Employees who have learned to scrutinize scam emails might not be as prepared to spot a texting scam — especially if it claims to be from a boss. What should employees do? Tell IT and don’t feel embarrassed. “Negative consequences are not productive,” Hassold says.
“We’re all getting these texts,” says Masha Sedova, co-founder and president of Berkeley’s ElevateSecurity. People who spot the texts as a scam need to take action, she said. “It is my job to raise my hand and say, ‘Hey, everybody, this is on the radar. This is what today’s text looks like.’”
Sedova said employees should let vulnerable employees know “I’m your security partner. Feel free to let me know if you need to bounce a question off me.”
“From a ransomware perspective, that kind of behavior is so critical,” Sedova said. “You actually have time — if you can raise your hand, get in touch with the right people.”

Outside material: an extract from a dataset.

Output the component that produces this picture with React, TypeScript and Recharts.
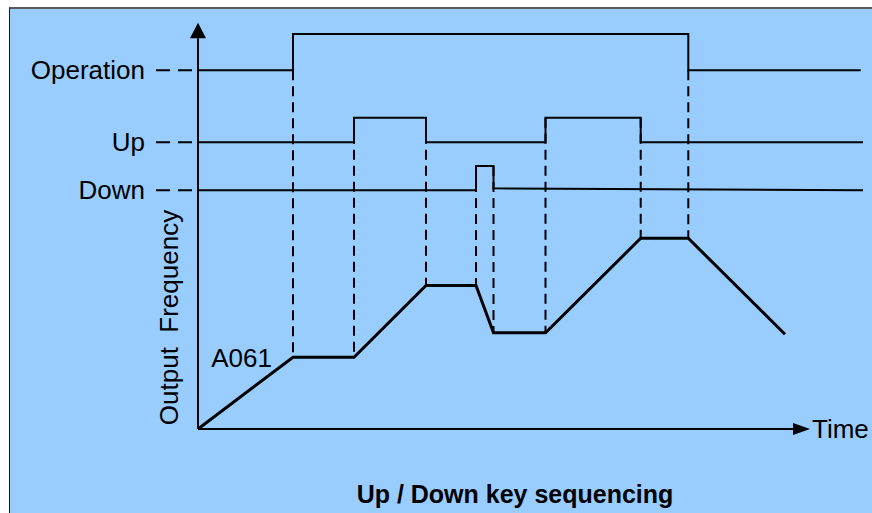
import React from 'react';
import { ComposedChart, Line, XAxis, YAxis, ReferenceLine, ReferenceDot } from 'recharts';

// ---------- data (time units / level units) ----------
const freqTimes = [0, 9.5, 15.6, 22.8, 27.8, 29.55, 34.75, 44.27, 49.03, 58.7];
const freqValues = [0, 7.17, 7.17, 14.35, 14.35, 9.63, 9.63, 19.07, 19.07, 9.47];

const operationTimes = [0, 9.5, 9.5, 49.03, 49.03, 66.27];
const operationLevels = [35.87, 35.87, 39.5, 39.5, 35.87, 35.87];

const upTimes = [0, 15.6, 15.6, 22.8, 22.8, 34.75, 34.75, 44.27, 44.27, 66.5];
const upLevels = [28.67, 28.67, 31.13, 31.13, 28.67, 28.67, 31.13, 31.13, 28.67, 28.67];

const downTimes = [0, 27.8, 27.8, 29.55, 29.55, 66.5];
const downLevels = [23.87, 23.87, 26.3, 26.3, 24.07, 23.87];

// dashed guide lines: time, from level, to level
const guideTimes = [9.5, 15.6, 22.8, 27.8, 29.55, 34.75, 44.27, 49.03];
const guideTop = [35.87, 31.13, 31.13, 26.3, 26.3, 31.13, 31.13, 35.87];
const guideBottom = [7.17, 7.17, 14.35, 14.35, 9.63, 9.63, 19.07, 19.07];

const signalNames = ['Operation', 'Up', 'Down'];
const signalBase = [35.87, 28.67, 23.87];
const freqLabel = 'A061';
const xTitle = 'Time';
const yTitle = 'Output\u00a0\u00a0Frequency';
const chartTitle = 'Up / Down key sequencing';

const xDomain = [-19.8, 67.4];
const yDomain = [-8.4, 42.9];
const xArrowTip = 61.2;
const xArrowBase = 59.5;
const yArrowTip = 40.63;
const yArrowBase = 39.07;
const labelDashStart = -4.2;

const FONT = '"Liberation Sans", Arial, Helvetica, sans-serif';

const toData = (ts: number[], vs: number[]) => ts.map((t, i) => ({ t, v: vs[i] }));
const freqData = toData(freqTimes, freqValues);
const operationData = toData(operationTimes, operationLevels);
const upData = toData(upTimes, upLevels);
const downData = toData(downTimes, downLevels);

const textStyle = { fontFamily: FONT, fontSize: 26, fill: '#000' } as const;

const lineProps = {
  dataKey: 'v',
  type: 'linear' as const,
  stroke: '#000',
  dot: false,
  activeDot: false,
  isAnimationActive: false,
};

export default function App() {
  return (
    <div style={{ position: 'absolute', left: 0, top: 0, width: 872, height: 513, background: '#fff', overflow: 'hidden' }}>
      <div
        style={{
          position: 'absolute',
          left: 9,
          top: 7,
          width: 872 - 9,
          height: 513 - 7,
          background: '#99ccff',
          borderTop: '2px solid #5a5a5a',
          borderLeft: '1px solid #1a1a1a',
          boxSizing: 'border-box',
        }}
      />
      <div style={{ position: 'absolute', left: 0, top: 0 }}>
        <ComposedChart width={872} height={513} margin={{ top: 0, right: 0, bottom: 0, left: 0 }}>
          <XAxis type="number" dataKey="t" domain={xDomain} hide allowDataOverflow />
          <YAxis type="number" domain={yDomain} hide allowDataOverflow />

          {/* axes */}
          <ReferenceLine segment={[{ x: 0, y: 0 }, { x: 0, y: yArrowBase }]} stroke="#000" strokeWidth={2} />
          <ReferenceLine segment={[{ x: 0, y: 0 }, { x: xArrowBase, y: 0 }]} stroke="#000" strokeWidth={2} />
          <ReferenceDot
            x={0}
            y={yArrowTip}
            r={0}
            shape={(p: any) => (
              <polygon points={`${p.cx},${p.cy} ${p.cx - 8},${p.cy + 15.6} ${p.cx + 8},${p.cy + 15.6}`} fill="#000" />
            )}
          />
          <ReferenceDot
            x={xArrowTip}
            y={0}
            r={0}
            shape={(p: any) => (
              <polygon points={`${p.cx},${p.cy} ${p.cx - 17},${p.cy - 6} ${p.cx - 17},${p.cy + 6}`} fill="#000" />
            )}
          />

          {/* dashed guides */}
          {guideTimes.map((t, i) => (
            <ReferenceLine
              key={'g' + i}
              segment={[{ x: t, y: guideTop[i] }, { x: t, y: guideBottom[i] }]}
              stroke="#000"
              strokeWidth={2}
              strokeDasharray="10 6"
            />
          ))}

          {/* label dashes + names */}
          {signalNames.map((name, i) => (
            <ReferenceLine
              key={'d' + i}
              segment={[{ x: labelDashStart, y: signalBase[i] }, { x: 0, y: signalBase[i] }]}
              stroke="#000"
              strokeWidth={2}
              strokeDasharray="14 8"
            />
          ))}
          {signalNames.map((name, i) => (
            <ReferenceDot
              key={'n' + i}
              x={0}
              y={signalBase[i]}
              r={0}
              shape={(p: any) => (
                <text x={p.cx - 53} y={p.cy + 9} textAnchor="end" style={textStyle}>
                  {name}
                </text>
              )}
            />
          ))}

          {/* signals */}
          <Line data={operationData} {...lineProps} strokeWidth={2} />
          <Line data={upData} {...lineProps} strokeWidth={2} />
          <Line data={downData} {...lineProps} strokeWidth={2} />
          <Line data={freqData} {...lineProps} strokeWidth={3} />

          {/* A061 */}
          <ReferenceDot
            x={freqTimes[1]}
            y={freqValues[1]}
            r={0}
            shape={(p: any) => (
              <text x={p.cx - 21} y={p.cy + 10} textAnchor="end" style={textStyle}>
                {freqLabel}
              </text>
            )}
          />
          {/* Time */}
          <ReferenceDot
            x={xArrowTip}
            y={0}
            r={0}
            shape={(p: any) => (
              <text x={p.cx + 2} y={p.cy + 9} textAnchor="start" style={textStyle}>
                {xTitle}
              </text>
            )}
          />
          {/* Output Frequency */}
          <ReferenceDot
            x={0}
            y={11.15}
            r={0}
            shape={(p: any) => (
              <text
                x={p.cx - 20}
                y={p.cy}
                textAnchor="middle"
                transform={`rotate(-90, ${p.cx - 20}, ${p.cy})`}
                style={textStyle}
              >
                {yTitle}
              </text>
            )}
          />
        </ComposedChart>
      </div>
      <div
        style={{
          position: 'absolute',
          left: 315,
          width: 400,
          top: 481,
          textAlign: 'center',
          fontFamily: FONT,
          fontSize: 25,
          lineHeight: '26px',
          fontWeight: 'bold',
          color: '#000',
        }}
      >
        {chartTitle}
      </div>
    </div>
  );
}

Sedova’s company, which addresses “social engineering,” or crime that exploits human behavior,found that 7% of employees ever execute or download malware, but that grows to 31% of departments and ultimately nearly all organizations as a whole. That data came from surveying the behavior of 114,000 end users across 2,000 organizational departments between 2018 and 2020.
“How do we deal with shame around this?” is an important question, Sedova said. “Until we look at the human components, it’s not a technology question. It is entirely a human and emotional question.”